The APP_ENC_KEY must be a valid base64-encoded 32-byte key. Generate one using:

openssl rand -base64 32

SeaweedFS Configuration

SeaweedFS is a distributed file system used for storing extracted files. When enabling SeaweedFS:

Prerequisites:

Architecture Support: The default SeaweedFS chart uses kubernetes.io/arch=amd64 node selector. For ARM64 clusters (e.g., Apple Silicon Macs, AWS Graviton), the fetcher chart overrides this with empty nodeSelector: {}.

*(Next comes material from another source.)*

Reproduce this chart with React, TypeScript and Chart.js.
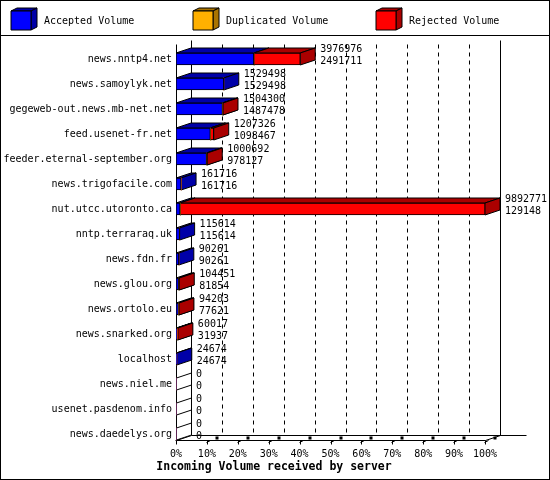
import React, { useEffect, useRef } from "react";
import { Chart, registerables } from "chart.js";

Chart.register(...registerables);

const servers = [
  "news.nntp4.net",
  "news.samoylyk.net",
  "gegeweb-out.news.mb-net.net",
  "feed.usenet-fr.net",
  "feeder.eternal-september.org",
  "news.trigofacile.com",
  "nut.utcc.utoronto.ca",
  "nntp.terraraq.uk",
  "news.fdn.fr",
  "news.glou.org",
  "news.ortolo.eu",
  "news.snarked.org",
  "localhost",
  "news.niel.me",
  "usenet.pasdenom.info",
  "news.daedelys.org",
];
const totalVolume = [3976976, 1529498, 1504300, 1207326, 1000692, 161716, 9892771, 115614, 90261, 104451, 94203, 60017, 24674, 0, 0, 0];
const acceptedVolume = [2491711, 1529498, 1487478, 1098467, 978127, 161716, 129148, 115614, 90261, 81854, 77621, 31937, 24674, 0, 0, 0];
const duplicatedVolume = [0, 0, 0, 0, 0, 0, 0, 0, 0, 0, 0, 0, 0, 0, 0, 0];
const rejectedVolume = [1485265, 0, 16822, 108859, 22565, 0, 9763623, 0, 0, 22597, 16582, 28080, 0, 0, 0, 0];
const percentTicks = [0, 10, 20, 30, 40, 50, 60, 70, 80, 90, 100];
const seriesNames = ["Accepted Volume", "Duplicated Volume", "Rejected Volume"];
const chartTitle = "Incoming Volume received by server";

const FRONT = ["#0000ff", "#ffb000", "#ff0000"];
const DARK = ["#0000a8", "#aa7400", "#aa0000"];
const MONO = "'DejaVu Sans Mono', monospace";
const DX = 15;
const DY = 5;

const maxTotal = Math.max(...totalVolume);

const r = (v: number) => Math.round(v) + 0.5;

function poly(ctx: CanvasRenderingContext2D, pts: number[][], fill: string) {
  ctx.beginPath();
  ctx.moveTo(pts[0][0], pts[0][1]);
  for (let i = 1; i < pts.length; i++) ctx.lineTo(pts[i][0], pts[i][1]);
  ctx.closePath();
  ctx.fillStyle = fill;
  ctx.fill();
  ctx.strokeStyle = "#000";
  ctx.lineWidth = 1;
  ctx.stroke();
}

function line(ctx: CanvasRenderingContext2D, x1: number, y1: number, x2: number, y2: number) {
  ctx.beginPath();
  ctx.moveTo(x1, y1);
  ctx.lineTo(x2, y2);
  ctx.stroke();
}

const innPlugin = {
  id: "inn3d",
  beforeDraw(chart: any) {
    const { ctx, width, height } = chart;
    ctx.save();
    ctx.fillStyle = "#fff";
    ctx.fillRect(0, 0, width, height);
    ctx.restore();
  },
  beforeDatasetsDraw(chart: any) {
    const { ctx, scales } = chart;
    const x = scales.x;
    const y = scales.y;
    const x0 = r(x.getPixelForValue(0));
    const x100 = r(x.getPixelForValue(maxTotal));
    const floorFront = r(y.getPixelForValue(servers.length - 1) + 6);
    const floorBack = floorFront - DY;
    const topFront = r(y.getPixelForValue(0) - 15);
    const topBack = topFront - 4;
    ctx.save();
    ctx.strokeStyle = "#000";
    ctx.lineWidth = 1;
    // dashed grid on back wall
    ctx.setLineDash([4, 4]);
    for (let k = 1; k < percentTicks.length - 1; k++) {
      const gx = r(x.getPixelForValue((maxTotal * percentTicks[k]) / 100) + DX);
      line(ctx, gx, topBack + 4, gx, floorBack);
    }
    ctx.setLineDash([]);
    // walls and floor
    line(ctx, x0 + DX, topBack, x0 + DX, floorBack);
    line(ctx, x100 + DX, topBack, x100 + DX, floorBack);
    line(ctx, x0, topFront, x0, floorFront + 4);
    line(ctx, x0 + DX, floorBack, x100 + DX + 26, floorBack);
    line(ctx, x0 - 1, floorFront, x100, floorFront);
    line(ctx, x0, floorFront, x0 + DX, floorBack);
    line(ctx, x100, floorFront, x100 + DX, floorBack);

    // 3D faces of bars
    for (let i = 0; i < servers.length; i++) {
      let any = false;
      for (let d = 0; d < chart.data.datasets.length; d++) {
        const v = chart.data.datasets[d].data[i];
        if (!v) continue;
        any = true;
        const el = chart.getDatasetMeta(d).data[i];
        const p = el.getProps(["x", "y", "base", "height"], true);
        const b = Math.min(p.x, p.base);
        const e = Math.max(p.x, p.base);
        const top = p.y - p.height / 2;
        const bot = p.y + p.height / 2;
        poly(ctx, [[b, top], [e, top], [e + DX, top - DY], [b + DX, top - DY]], DARK[d]);
        poly(ctx, [[e, top], [e + DX, top - DY], [e + DX, bot - DY], [e, bot]], DARK[d]);
      }
      if (!any) {
        const cy = y.getPixelForValue(i);
        const top = cy - 6;
        const bot = cy + 6;
        poly(ctx, [[x0, top], [x0 + DX, top - DY], [x0 + DX, bot - DY], [x0, bot]], "#fff");
      }
    }
    ctx.restore();
  },
  afterDatasetsDraw(chart: any) {
    const { ctx, scales, width, height } = chart;
    const x = scales.x;
    const y = scales.y;
    const floorFront = r(y.getPixelForValue(servers.length - 1) + 6);
    ctx.save();
    ctx.fillStyle = "#000";
    ctx.strokeStyle = "#000";
    ctx.lineWidth = 1;
    // value labels
    ctx.font = `10px ${MONO}`;
    ctx.textBaseline = "middle";
    ctx.textAlign = "left";
    for (let i = 0; i < servers.length; i++) {
      const cy = y.getPixelForValue(i);
      const ex = x.getPixelForValue(totalVolume[i]) + DX + 5;
      ctx.fillText(String(totalVolume[i]), ex, cy - 9.5);
      ctx.fillText(String(acceptedVolume[i]), ex, cy + 2.5);
    }
    // tick marks
    for (let k = 1; k < percentTicks.length; k++) {
      const tx = r(x.getPixelForValue((maxTotal * percentTicks[k]) / 100));
      line(ctx, tx, floorFront, tx, floorFront + 4);
      line(ctx, tx - 1, floorFront + 2, tx + 3, floorFront);
      ctx.fillRect(tx + 8, floorFront - 4, 3, 3);
    }
    // title
    ctx.font = `bold 11.5px ${MONO}`;
    ctx.textAlign = "center";
    ctx.fillText(chartTitle, 274, 467);
    // legend
    const boxX = [11, 193, 376];
    ctx.font = `10px ${MONO}`;
    ctx.textAlign = "left";
    chart.data.datasets.forEach((ds: any, d: number) => {
      const bx = boxX[d];
      const top = 11;
      const bot = 30;
      const right = bx + 20;
      poly(ctx, [[bx, top], [right, top], [right + 6, top - 3], [bx + 6, top - 3]], DARK[d]);
      poly(ctx, [[right, top], [right + 6, top - 3], [right + 6, bot - 3], [right, bot]], DARK[d]);
      poly(ctx, [[bx, top], [right, top], [right, bot], [bx, bot]], FRONT[d]);
      ctx.fillStyle = "#000";
      ctx.fillText(ds.label, bx + 33, 21);
    });
    // borders
    ctx.strokeRect(0.5, 0.5, width - 1, height - 1);
    line(ctx, 0, 35.5, width, 35.5);
    ctx.restore();
  },
};

export default function App() {
  const ref = useRef<HTMLCanvasElement | null>(null);
  useEffect(() => {
    document.body.style.margin = "0";
    if (!ref.current) return;
    const series = [acceptedVolume, duplicatedVolume, rejectedVolume];
    const chart = new Chart(ref.current, {
      type: "bar",
      data: {
        labels: servers,
        datasets: series.map((data, d) => ({
          label: seriesNames[d],
          data,
          backgroundColor: FRONT[d],
          borderColor: "#000",
          borderWidth: (c: any) => (c.raw ? 1 : 0),
          borderSkipped: false,
          barThickness: 12,
          stack: "s",
        })),
      },
      options: {
        indexAxis: "y",
        animation: false,
        responsive: false,
        devicePixelRatio: 1,
        layout: { padding: { top: 46.5, right: 65, bottom: 0, left: 0 } },
        plugins: { legend: { display: false }, title: { display: false }, tooltip: { enabled: false } },
        scales: {
          x: {
            type: "linear",
            stacked: true,
            min: 0,
            max: maxTotal,
            grid: { display: false, drawTicks: false },
            border: { display: false },
            afterBuildTicks: (s: any) => {
              s.ticks = percentTicks.map((p) => ({ value: (maxTotal * p) / 100 }));
            },
            afterFit: (s: any) => {
              s.height = 33.5;
            },
            ticks: {
              autoSkip: false,
              maxRotation: 0,
              padding: 2,
              color: "#000",
              font: { family: MONO, size: 10 },
              callback: (v: any) => Math.round((Number(v) / maxTotal) * 100) + "%",
            },
          },
          y: {
            type: "category",
            stacked: true,
            grid: { display: false, drawTicks: false },
            border: { display: false },
            afterFit: (s: any) => {
              s.width = 176;
            },
            ticks: {
              autoSkip: false,
              padding: 4,
              color: "#000",
              font: { family: MONO, size: 10 },
            },
          },
        },
      },
      plugins: [innPlugin],
    } as any);
    return () => chart.destroy();
  }, []);
  return <canvas ref={ref} width={550} height={480} style={{ display: "block", width: 550, height: 480 }} />;
}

Storage Requirements: | Component | Default Size | Purpose | |———–|————-|———| | Master | 5Gi | Cluster metadata | | Volume | 10Gi | Blob storage | | Filer | 25Gi | File system layer |

Custom Storage Class:

seaweedfs:
  enabled: true
  master:
    data:
      storageClass: "my-storage-class"
  volume:
    dataDirs:
      - name: data
        storageClass: "my-storage-class"
  filer:
    data:
      storageClass: "my-storage-class"

Verify SeaweedFS is Running:

# Check all pods are ready
kubectl get pods -l app.kubernetes.io/name=seaweedfs

# Test filer connectivity
kubectl port-forward svc/seaweedfs-filer 8888:8888
curl http://localhost:8888/

Troubleshooting

Common Issues

  1. Manager pod not starting: Check if MongoDB and RabbitMQ are accessible
  2. Worker not processing jobs: Verify RabbitMQ connection and queue configuration
  3. File upload failures: Ensure SeaweedFS is properly configured and accessible
  4. Invalid encryption key error: The APP_ENC_KEY must be a valid base64-encoded 32-byte key
  5. MongoDB/RabbitMQ host not found: When using embedded dependencies, service names include the release prefix (e.g., fetcher-mongodb instead of mongodb)
  6. SeaweedFS pods pending: Check if PVCs can be bound (requires StorageClass or pre-created PVs)
  7. SeaweedFS pods not scheduling on ARM64: Ensure nodeSelector: {} is set in the SeaweedFS configuration

Useful Commands

# Check pod status
kubectl get pods -n midaz-plugins -l app.kubernetes.io/name=fetcher-manager

# View manager logs
kubectl logs -n midaz-plugins -l app.kubernetes.io/name=fetcher-manager

# View worker logs
kubectl logs -n midaz-plugins -l app.kubernetes.io/name=fetcher-worker

License

Apache 2.0 - See LICENSE for details.